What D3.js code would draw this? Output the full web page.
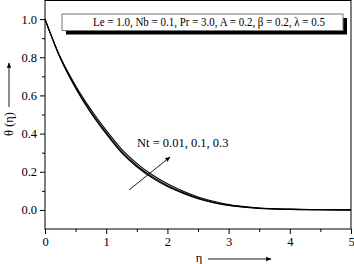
<!DOCTYPE html>
<html><head><meta charset="utf-8">
<script src="https://cdn.jsdelivr.net/npm/d3@7/dist/d3.min.js"></script>
<style>body{margin:0;background:#fff}svg{display:block}</style>
</head><body><svg id="c" width="354" height="264"></svg>
<script>
const eta   = [0, 0.25, 0.5, 0.75, 1.0, 1.25, 1.5, 1.75, 2.0, 2.25, 2.5, 2.75, 3.0, 3.5, 4.0, 4.5, 5.0];
const nt001 = [1.0, 0.794, 0.638, 0.508, 0.398, 0.300, 0.226, 0.168, 0.123, 0.088, 0.059, 0.038, 0.023, 0.008, 0.003, 0.001, 0.0];
const nt01  = [1.0, 0.797, 0.643, 0.515, 0.405, 0.307, 0.233, 0.174, 0.128, 0.092, 0.062, 0.040, 0.025, 0.009, 0.003, 0.001, 0.0];
const nt03  = [1.0, 0.801, 0.651, 0.526, 0.417, 0.319, 0.244, 0.184, 0.137, 0.099, 0.068, 0.045, 0.028, 0.010, 0.004, 0.001, 0.0];
const xTicks = [0, 1, 2, 3, 4, 5];
const yTicks = [0.0, 0.2, 0.4, 0.6, 0.8, 1.0];
const legendText = "Le = 1.0, Nb = 0.1, Pr = 3.0,  A = 0.2, β = 0.2, λ = 0.5";
const annotText = "Nt = 0.01, 0.1,  0.3";

const FONT = '"Liberation Serif", "Times New Roman", "DejaVu Serif", serif';
const svg = d3.select("#c");
const L = 45, R = 351, T = 0, B = 229;
const x = d3.scaleLinear().domain([0, 5]).range([L, R]);
const y = d3.scaleLinear().domain([-0.1, 1.1]).range([B, T]);

// frame
svg.append("rect").attr("x", L).attr("y", T + 0.5).attr("width", R - L).attr("height", B - T - 0.5)
  .attr("fill", "none").attr("stroke", "#000").attr("stroke-width", 1);

// axes
svg.append("g").attr("transform", `translate(0,${B})`)
  .call(d3.axisBottom(x).tickValues(xTicks).tickFormat(d3.format("d")).tickSize(5).tickPadding(3));
svg.append("g").attr("transform", `translate(0,${B})`)
  .call(d3.axisBottom(x).tickValues([0.5,1.5,2.5,3.5,4.5]).tickFormat("").tickSize(3));
svg.append("g").attr("transform", `translate(${L},0)`)
  .call(d3.axisLeft(y).tickValues(yTicks).tickFormat(d3.format(".1f")).tickSize(5).tickPadding(3));
svg.append("g").attr("transform", `translate(${L},0)`)
  .call(d3.axisLeft(y).tickValues([0.1,0.3,0.5,0.7,0.9]).tickFormat("").tickSize(3));
svg.selectAll(".domain").remove();
svg.selectAll("g").attr("font-family", FONT);
svg.selectAll(".tick line").attr("stroke", "#000");
svg.selectAll(".tick text").attr("fill", "#000").attr("font-family", FONT).attr("font-size", 12.5);

// curves
const line = d3.line().x((d, i) => x(eta[i])).y(d => y(d)).curve(d3.curveMonotoneX);
[nt001, nt01, nt03].forEach(s => {
  svg.append("path").attr("d", line(s)).attr("fill", "none").attr("stroke", "#000").attr("stroke-width", 1.1);
});

// legend box with shadow
const bx = 62, by = 14, bw = 281, bh = 16.5;
svg.append("rect").attr("x", bx + 4).attr("y", by + 4).attr("width", bw).attr("height", bh).attr("fill", "#000");
svg.append("rect").attr("x", bx).attr("y", by).attr("width", bw).attr("height", bh)
  .attr("fill", "#fff").attr("stroke", "#777").attr("stroke-width", 1);
svg.append("text").attr("x", 93).attr("y", by + 12).attr("font-family", FONT).attr("font-size", 11.5)
  .attr("textLength", 232).attr("lengthAdjust", "spacingAndGlyphs").text(legendText);

// annotation
svg.append("defs").append("marker").attr("id", "ah").attr("viewBox", "0 0 10 10").attr("refX", 9).attr("refY", 5)
  .attr("markerWidth", 6).attr("markerHeight", 6).attr("orient", "auto")
  .append("path").attr("d", "M0,1 L10,5 L0,9 Z").attr("fill", "#000");
svg.append("line").attr("x1", 129).attr("y1", 190).attr("x2", 170).attr("y2", 157)
  .attr("stroke", "#000").attr("stroke-width", 0.9).attr("marker-end", "url(#ah)");
svg.append("text").attr("x", 137).attr("y", 146.5).attr("font-family", FONT).attr("font-size", 12.5).text(annotText);

// y label
const yl = svg.append("g").attr("transform", "translate(13,124) rotate(-90)");
yl.append("text").attr("x", 0).attr("y", 0).attr("text-anchor", "middle").attr("font-family", FONT).attr("font-size", 12.5).text("θ (η)");
yl.append("line").attr("x1", 17).attr("y1", -4).attr("x2", 61).attr("y2", -4)
  .attr("stroke", "#000").attr("stroke-width", 0.9).attr("marker-end", "url(#ah)");

// x label
svg.append("text").attr("x", 199).attr("y", 262).attr("text-anchor", "middle").attr("font-family", FONT).attr("font-size", 12.5).text("η");
svg.append("line").attr("x1", 208).attr("y1", 259).attr("x2", 271).attr("y2", 259)
  .attr("stroke", "#000").attr("stroke-width", 0.9).attr("marker-end", "url(#ah)");
</script></body></html>
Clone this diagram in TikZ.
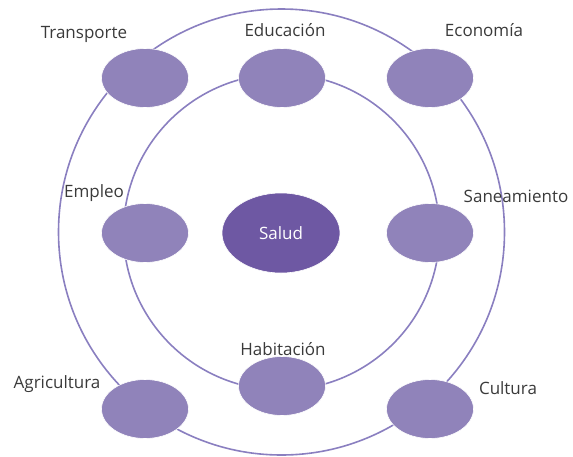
\documentclass[tikz,border=0pt]{standalone}
\usepackage{fontspec}
\setmainfont{Open Sans}
\usetikzlibrary{shapes.geometric}
\definecolor{ring}{HTML}{8A7FC0}
\definecolor{petal}{HTML}{9083BA}
\definecolor{core}{HTML}{6E58A3}
\definecolor{txt}{HTML}{3A3A3A}
\begin{document}
\begin{tikzpicture}[x=1pt, y=-1pt,
  area/.style={shape=ellipse, fill=petal, draw=white, line width=0.6pt, minimum width=87pt, minimum height=59pt, inner sep=0pt},
  lbl/.style={text=txt, font=\fontsize{17}{19}\selectfont, inner sep=0pt}]
\useasboundingbox (0,0) rectangle (573,456);
% rings
\node[coordinate] (C) at (281.5,232) {};
\draw[ring, line width=1.6pt] (C) circle (223pt);
\draw[ring, line width=1.6pt] (C) circle (158pt);
% centre
\node[shape=ellipse, fill=core, draw=white, line width=0.6pt, minimum width=118pt, minimum height=80pt, inner sep=0pt, text=white, font=\fontsize{17}{19}\selectfont] (salud) at (281,233) {Salud};
% areas
\node[area] (trans) at (145,78) {};
\node[area] (educ) at (282,78) {};
\node[area] (econ) at (430,78) {};
\node[area] (empl) at (145,233) {};
\node[area] (sane) at (430,233) {};
\node[area] (habi) at (282,386) {};
\node[area] (agri) at (145,409) {};
\node[area] (cult) at (430,409) {};
% labels
\node[lbl] (transL) at (84,34) {Transporte};
\node[lbl] (educL) at (285,30) {Educación};
\node[lbl] (econL) at (484,30) {Economía};
\node[lbl] (emplL) at (94,193) {Empleo};
\node[lbl] (saneL) at (516,196) {Saneamiento};
\node[lbl] (habiL) at (283,349) {Habitación};
\node[lbl] (agriL) at (57,384) {Agricultura};
\node[lbl] (cultL) at (508,388) {Cultura};
\end{tikzpicture}
\end{document}
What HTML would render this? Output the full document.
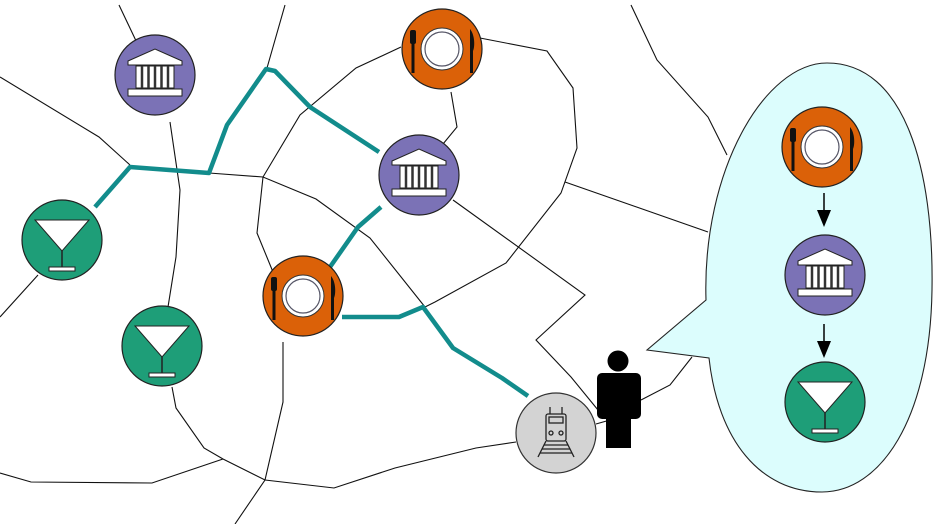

§

**GIVEN TASK:**
Return all lines of the material above in which the word "would" occurs.

**EXERCISE OUTPUT:**
What D3.js code would draw this? Output the full web page.
What HTML would render this? Output the full document.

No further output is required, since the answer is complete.